Question

1) Other things held constant, which strategy would tend to reduce the cash conversion cycle? a....

1) Other things held constant, which strategy would tend to reduce the cash conversion cycle?

a.

placing larger orders for raw materials to take advantage of price breaks

b.

maintaining the same level of receivables as sales decline

c.

Increasing the inventory conversion period

d.

lengthening the payables deferral period

2) Your company has been offered credit terms of 3/30, net 90 days. What will the nominal annual cost of trade credit be if you pay 100 days after the purchase? (Assume a 365-day year.)

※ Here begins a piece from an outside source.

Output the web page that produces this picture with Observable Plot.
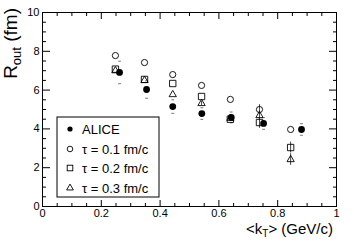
<!DOCTYPE html>
<html><head><meta charset="utf-8">
<script src="https://cdn.jsdelivr.net/npm/d3@7"></script>
<script src="https://cdn.jsdelivr.net/npm/@observablehq/plot@0.6"></script>
<style>
body{margin:0;background:#fff;font-family:"Liberation Sans",Arial,sans-serif}
#wrap{position:relative;width:354px;height:241px}
#wrap svg{display:block}
</style></head><body><div id="wrap"></div>
<script>
// ---- data ----
const aliceKt   = [0.262, 0.354, 0.443, 0.542, 0.642, 0.752, 0.881];
const aliceR    = [6.91, 6.03, 5.15, 4.79, 4.59, 4.28, 3.97];
const aliceStat = [0.08, 0.08, 0.08, 0.08, 0.08, 0.1, 0.12];
const aliceSys  = [0.58, 0.45, 0.35, 0.3, 0.28, 0.3, 0.3];

const modelKt = [0.248, 0.347, 0.443, 0.541, 0.639, 0.738, 0.844];
const tau01   = [7.78, 7.42, 6.80, 6.24, 5.52, 5.00, 3.97];
const tau01E  = [0, 0, 0, 0, 0, 0.25, 0];
const tau02   = [7.08, 6.55, 6.34, 5.67, 4.50, 4.33, 3.04];
const tau02E  = [0, 0, 0, 0, 0.12, 0.3, 0.28];
const tau03   = [7.00, 6.50, 5.77, 5.31, 4.55, 4.69, 2.42];
const tau03E  = [0, 0, 0, 0.1, 0.12, 0.25, 0.3];

const xMajor = [0, 0.2, 0.4, 0.6, 0.8, 1];
const xMajorLabels = ["0", "0.2", "0.4", "0.6", "0.8", "1"];
const xMinor = [0.05,0.1,0.15,0.25,0.3,0.35,0.45,0.5,0.55,0.65,0.7,0.75,0.85,0.9,0.95];
const yMajor = [0, 2, 4, 6, 8, 10];
const yMinor = [0.5,1,1.5,2.5,3,3.5,4.5,5,5.5,6.5,7,7.5,8.5,9,9.5];

const legendLabels = ["ALICE", "τ = 0.1 fm/c", "τ = 0.2 fm/c", "τ = 0.3 fm/c"];

// ---- tables ----
const alice = aliceKt.map((k, i) => ({kt: k, r: aliceR[i], stat: aliceStat[i], sys: aliceSys[i]}));
const sysMarks = alice.flatMap(d => [{kt: d.kt, r: d.r + d.sys}, {kt: d.kt, r: d.r - d.sys}]);
const mk = (vals, errs) => modelKt.map((k, i) => ({kt: k, r: vals[i], e: errs[i]}));
const m1 = mk(tau01, tau01E), m2 = mk(tau02, tau02E), m3 = mk(tau03, tau03E);

const hbar = {draw(ctx, size) { const r = Math.sqrt(size / Math.PI); ctx.moveTo(-r, 0); ctx.lineTo(r, 0); }};

const errRule = (data, stroke) => Plot.ruleX(data.filter(d => d.e > 0), {x: "kt", y1: d => d.r - d.e, y2: d => d.r + d.e, stroke, strokeWidth: 1});

const plot = Plot.plot({
  width: 354, height: 241,
  marginLeft: 42, marginRight: 18, marginTop: 12, marginBottom: 35,
  style: {fontFamily: "'Liberation Sans', Arial, sans-serif", fontSize: "11px", background: "white", color: "black", overflow: "visible"},
  x: {domain: [0, 1]},
  y: {domain: [0, 10]},
  marks: [
    Plot.axisX(xMajor, {anchor: "bottom", tickSize: -6, tickPadding: 9, tickFormat: (d) => xMajorLabels[xMajor.indexOf(d)], label: null, fontSize: 11}),
    Plot.axisX(xMinor, {anchor: "bottom", tickSize: -3, fill: "none", label: null}),
    Plot.axisX(xMajor, {anchor: "top", tickSize: -6, fill: "none", label: null}),
    Plot.axisX(xMinor, {anchor: "top", tickSize: -3, fill: "none", label: null}),
    Plot.axisY(yMajor, {anchor: "left", tickSize: -8, tickPadding: 11, tickFormat: d => String(d), label: null, fontSize: 11}),
    Plot.axisY(yMinor, {anchor: "left", tickSize: -4, fill: "none", label: null}),
    Plot.axisY(yMajor, {anchor: "right", tickSize: -8, fill: "none", label: null}),
    Plot.axisY(yMinor, {anchor: "right", tickSize: -4, fill: "none", label: null}),
    Plot.frame({stroke: "black"}),
    errRule(m1, "#444"), errRule(m2, "#444"), errRule(m3, "#444"),
    Plot.ruleX(alice, {x: "kt", y1: d => d.r - d.stat, y2: d => d.r + d.stat, stroke: "#444"}),
    Plot.dot(sysMarks, {x: "kt", y: "r", symbol: hbar, r: 1.4, stroke: "#777", strokeWidth: 1}),
    Plot.dot(m1, {x: "kt", y: "r", r: 3.1, stroke: "black", fill: "none", strokeWidth: 0.9}),
    Plot.dot(m2, {x: "kt", y: "r", symbol: "square", r: 3.6, stroke: "black", fill: "none", strokeWidth: 0.9}),
    Plot.dot(m3, {x: "kt", y: "r", symbol: "triangle", r: 2.7, stroke: "black", fill: "none", strokeWidth: 0.9}),
    Plot.dot(alice, {x: "kt", y: "r", r: 3.4, fill: "black", stroke: "none"})
  ]
});

const wrap = document.getElementById("wrap");
wrap.appendChild(plot);

const svg = d3.select(plot);
const FF = "'Liberation Sans', Arial, sans-serif";
// y title
const yt = svg.append("text")
  .attr("transform", "translate(17,8) rotate(-90)")
  .attr("text-anchor", "end")
  .attr("font-size", 19).attr("fill", "black")
  .attr("font-family", FF);
yt.append("tspan").text("R");
yt.append("tspan").attr("font-size", 13).attr("dy", 4).text("out");
yt.append("tspan").attr("dy", -4).text(" (fm)");
// x title
const xt = svg.append("text")
  .attr("x", 333).attr("y", 234)
  .attr("text-anchor", "end")
  .attr("font-size", 15).attr("fill", "black")
  .attr("font-family", FF);
xt.append("tspan").text("<k");
xt.append("tspan").attr("font-size", 10).attr("dy", 3).text("T");
xt.append("tspan").attr("dy", -3).text("> (GeV/c)");

// legend
const lg = svg.append("g").attr("transform", "translate(57,117)");
lg.append("rect").attr("width", 102).attr("height", 80).attr("fill", "white").attr("stroke", "black");
const rowY = [12, 32, 51, 71];
const symDraw = [
  g => g.append("circle").attr("r", 2.6).attr("fill", "black"),
  g => g.append("circle").attr("r", 2.8).attr("fill", "none").attr("stroke", "black").attr("stroke-width", 0.9),
  g => g.append("rect").attr("x", -2.8).attr("y", -2.8).attr("width", 5.6).attr("height", 5.6).attr("fill", "none").attr("stroke", "black").attr("stroke-width", 0.9),
  g => g.append("path").attr("d", d3.symbol(d3.symbolTriangle, 20)()).attr("fill", "none").attr("stroke", "black").attr("stroke-width", 0.9)
];
legendLabels.forEach((lab, i) => {
  const g = lg.append("g").attr("transform", `translate(13,${rowY[i]})`);
  symDraw[i](g);
  lg.append("text").attr("x", 25).attr("y", rowY[i]).attr("dy", "0.35em")
    .attr("text-anchor", "start")
    .attr("font-size", 13).attr("fill", "black")
    .attr("font-family", FF).text(lab);
});
</script></body></html>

3) Which statement best describes working capital financing policy?

a.

Net working capital may be defined as current assets minus current liabilities, and an increase in the current ratio automatically indicates that net working capital has increased.

b.

If a company follows a conservative policy, short-term debt will be used to to finance all permanent assets as well as to meet some seasonal needs.

c.

If a company follows a policy of “matching maturities,” this means that it matches its use of common shares with its use of long-term debt as opposed to short-term debt.

d.

Although short-term interest rates have historically averaged less than long-term rates, the heavy use of short-term debt is considered to be an aggressive strategy because of the inherent risks of using short-term financing.

Thanks in advance

Homework Answers

Answer #1

1.

d.

lengthening the payables deferral period

Delaying the payables will reduce the cash convesion cycle

2.

16.1%

Nominal annual % cost of nonfree trade credit = discount/(100-discount) x 365/(days paid after purchase - days of discount period)
= 3/97 x 365/(100-30)
= 0.161
=16.1%

3.

d.

Although short-term interest rates have historically averaged less than long-term rates, the heavy use of short-term debt is considered to be an aggressive strategy because of the inherent risks of using short-term financing.